Today, we stand before the tomb, not with the dark and despondent misery of the Myrrh-Bearing Women, but with the awe and reverence of the Israelites who stood before the Temple, knowing that God Himself dwelt behind the veil. The Lord Jesus Christ, He Who is the true Temple, has given His divine life for us as a freewill offering, a sacrifice for our redemption and salvation, a mystical Passover to bring His people – the New Israel, the Church – into the Kingdom of His Father.
 
As of old when Israel shed the blood of the lamb at that very first Passover, so now has the true Lamb of God been offered, fulfilling and completing the types and shadows of the old Law. As of old when Pharaoh and all his armies were cast into the deep, so now does Christ descend into Hell to crush the devil and all his demonic hosts. As of old when Israel was brought out of the darkness of Egypt into the Promised Land, so now are we brought from the kingdom of man to the Kingdom of God at this Divine Liturgy, the sacred commemoration of the New Passover. Christ our Passover has been sacrificed for us, let us therefore keep the feast – not the carnal feast of the meat of sinful Egypt, nor even the blessed milk and honey of the earthly Promised Land, but the Heavenly Banquet of Our Lord’s Body and Blood which has been broken and shed for us for the remission of our sins.
 
Brethren, let us recall Our Lord’s promise that those who eat His flesh and drink His blood will be given eternal life and will be raised up on the last day. This is a grave matter. Let us not bring levity and irreverence to the Lord’s Table or His holy temple. Today, we are blessed to be able to come, worship, and fall down before our Lord, keeping this great solemnity and partaking in the divine and life-giving Eucharist; many cannot. Let us not forget that, all over the world, Orthodox temples are empty and devoid of services. Our own cathedral lies empty, our community remains in their homes, and the joyous resounding of the Paschal hymns will be heard by few this year. God has allowed this because of the sins of we Orthodox Christians, because of our lack of faith, because of our indifference, and because of our lack of reverence and piety. We have taken the Holy Things for granted and cast them before swine. We have taken the children’s bread and given it to the dogs. We have turned our house of prayer into a den of thieves. This is our fault and we are all guilty. The Good Shepherd has given us a warning, let it not go unheeded, and let us not neglect to turn unto Him. The New Covenant of the Lord’s Body and Blood is before us; let us therefore commit ourselves to living according to His Law, not our own will, so that we may no more have to drink from the cup of wrath. Instead, the Cup of eternal life is set before us; let us come forward with faith, reverence, fear, and longing for the sanctifying and redeeming Gifts that God Himself offers to us.
 
Today we recall Christ’s triumphal victory over death, the devil and Hell. Today, our Lord descends to Hades to break down the iron gates and free the captives. Adam returns from his exile and is brought home to Paradise.
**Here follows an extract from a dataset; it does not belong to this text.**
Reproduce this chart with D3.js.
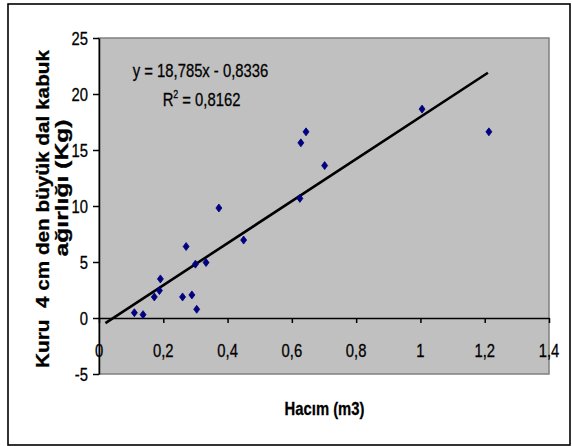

The devil is bound and rendered powerless. Hades has been despoiled and the kingdom of darkness is filled with the burning light of Our Lord’s divinity. Death has been filled with Life. Christ has conquered and reigns forever. The final victory, however, is yet to come. Not until the sky is torn open and Christ returns with a triumphal shout will our war with sin and the devil truly end. Will the Lord find faith when He returns? This is our challenge and responsibility. Let us hold fast, then, brothers, and kindle the spark of faith in our hearts with the triumphant message of Christ’s Resurrection. Let us continually struggle against the passions that dwell within us, asking the all-merciful Lord and His All-Pure Mother for their mercy and assistance. Let us not only to prepare to receive the Lord in the Holy Sacrament set before us, but also let us continually be prepared for when He returns in glory to judge the living and the dead, when the Kingdom that we behold now at this Divine Liturgy will be fully manifested to us in the New Jerusalem on high. This is the mystery of our faith: Christ has died, Christ is RISEN, and Christ WILL come again! Amen.